Zunächst verminderte Goldammer den Rotwildbestand und grenzte dann ein großflächiges Wildgatter nördlich der Eisenbahnstrecke ab, um innerhalb des Gatters eine planvolle Hege des Rotwildes zu betreiben. Um den Verbiss im Forst zu begrenzen, legte er eine Reihe von Wildäckern zur Äsung an. Darüber hinaus fütterte er das Wild fast ganzjährig. Täglich fuhr er mit einem Leiterwagen auf einen Futterplatz in der Schwarzen Riede, in dessen Nähe auch nie ein Schuss abgegeben wurde.

Schwarze Riede

War es vielleicht diese Lichtung in der Schwarzen Riede, wo Goldammer sein Wild fütterte?

Durch planvolle Hege und Bejagung entwickelte Goldammer eine Rotwildpopulation mit einem Geschlechterverhältnis von 1:1 und konnte so nach und nach eine Anzahl kapitaler Hirschen zur Jagd freigeben.

Bernhard von Goldammer galt als großzügiger Gastgeber, die Liste seiner Jagdgäste war lang und klangvoll. Abschussgenehmigungen für kapitale Hirsche bekam jedoch nur, wer über Jahre durch Hegeabschüsse seine Jagdreife bewiesen hatte. Goldammers Trinkfestigkeit und sein derber Humor waren Legion. Stammgäste hatten ihren eigenen Silberbecher, aus dem gerne die damals beliebte Mischung aus Sekt und Moselwein getrunken wurde. Auch Otto von Bismarck soll häufig Gast im Jagdhaus am Stangenteich gewesen sein, um sich von seinen Altersleiden abzulenken.

Ein Jahr vor seinem Tod pachtete Goldammer noch das südlich der Eisenbahn gelegene Saugatter, so dass die Gäste neben Rotwild auch auf Dam- und Schwarzwild jagen konnten.
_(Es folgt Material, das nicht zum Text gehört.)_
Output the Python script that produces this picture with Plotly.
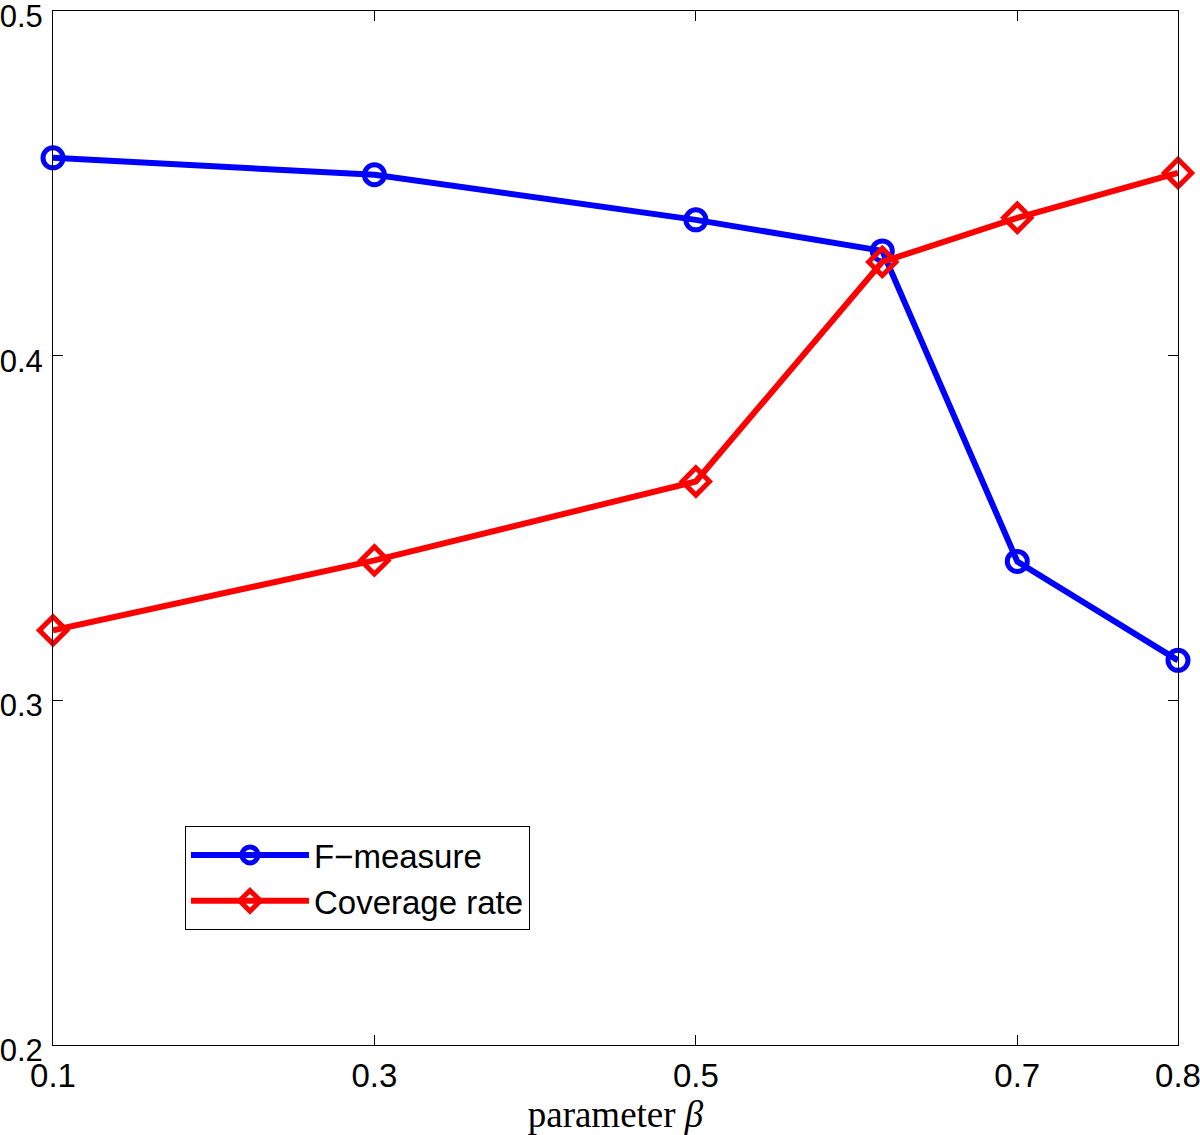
import plotly.graph_objects as go

beta = [0.1, 0.3, 0.5, 0.616, 0.7, 0.8]
f_measure = [0.4574, 0.4525, 0.4394, 0.4304, 0.3403, 0.3116]
coverage = [0.3203, 0.3406, 0.3635, 0.4272, 0.4400, 0.4530]
x_ticks = [0.1, 0.3, 0.5, 0.7, 0.8]
y_ticks = [0.2, 0.3, 0.4, 0.5]

fig = go.Figure()
fig.add_trace(go.Scatter(
    x=beta, y=f_measure, mode="lines+markers", name="F\u2212measure",
    line=dict(color="#0000ff", width=6),
    marker=dict(symbol="circle-open", size=20, color="#0000ff", line=dict(width=5)),
    cliponaxis=False,
))
fig.add_trace(go.Scatter(
    x=beta, y=coverage, mode="lines+markers", name="Coverage rate",
    line=dict(color="#ff0000", width=6),
    marker=dict(symbol="diamond-open", size=21, color="#ff0000", line=dict(width=5)),
    cliponaxis=False,
))

axis_common = dict(
    showline=True, linecolor="black", linewidth=1, mirror="ticks",
    ticks="inside", ticklen=10, tickcolor="black", tickwidth=1,
    showgrid=False, zeroline=False, automargin=False,
    ticklabeloverflow="allow",
)

fig.update_layout(
    width=1200, height=1135,
    margin=dict(l=53, r=22, t=11, b=90),
    plot_bgcolor="white", paper_bgcolor="white",
    xaxis=dict(range=[0.1, 0.8], tickvals=x_ticks, ticktext=[str(v) for v in x_ticks],
               ticklabelstandoff=1,
               tickfont=dict(family="Liberation Sans, Arial, sans-serif", size=33, color="black"),
               title=dict(text="parameter <i>\u03b2</i>", standoff=8,
                          font=dict(family="Liberation Serif, DejaVu Serif, serif", size=37, color="black")),
               **axis_common),
    yaxis=dict(range=[0.2, 0.5], tickvals=y_ticks, ticktext=[str(v) for v in y_ticks],
               ticklabelstandoff=3, ticklabelshift=5,
               tickfont=dict(family="Liberation Sans, Arial, sans-serif", size=31, color="black"),
               **axis_common),
    legend=dict(
        x=0.1173, y=0.2118, xanchor="left", yanchor="top",
        bordercolor="black", borderwidth=1, bgcolor="white",
        font=dict(family="Liberation Sans, Arial, sans-serif", size=33, color="black"),
        itemwidth=118,
    ),
    showlegend=True,
)

fig.write_html("out.html", config={"displayModeBar": False},
               post_script="document.body.style.margin='0';")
Dem braven Jäger – dem Heger und Pfleger. – Seine Freunde

Goldammer starb nach der Hirschbrunft des Jahres 1906. Seine letzte Ruhestätte fand er in seinem Wald bei seinem Wild. Der Berliner Bildhauer Professor Johannes Boese schuf für seinen Jagdfreund ein Denkmal, das 1908 feierlich durch den preußischen Landwirtschaftsminister Victor von Podbielski im Stangenteichsforst enthüllt wurde.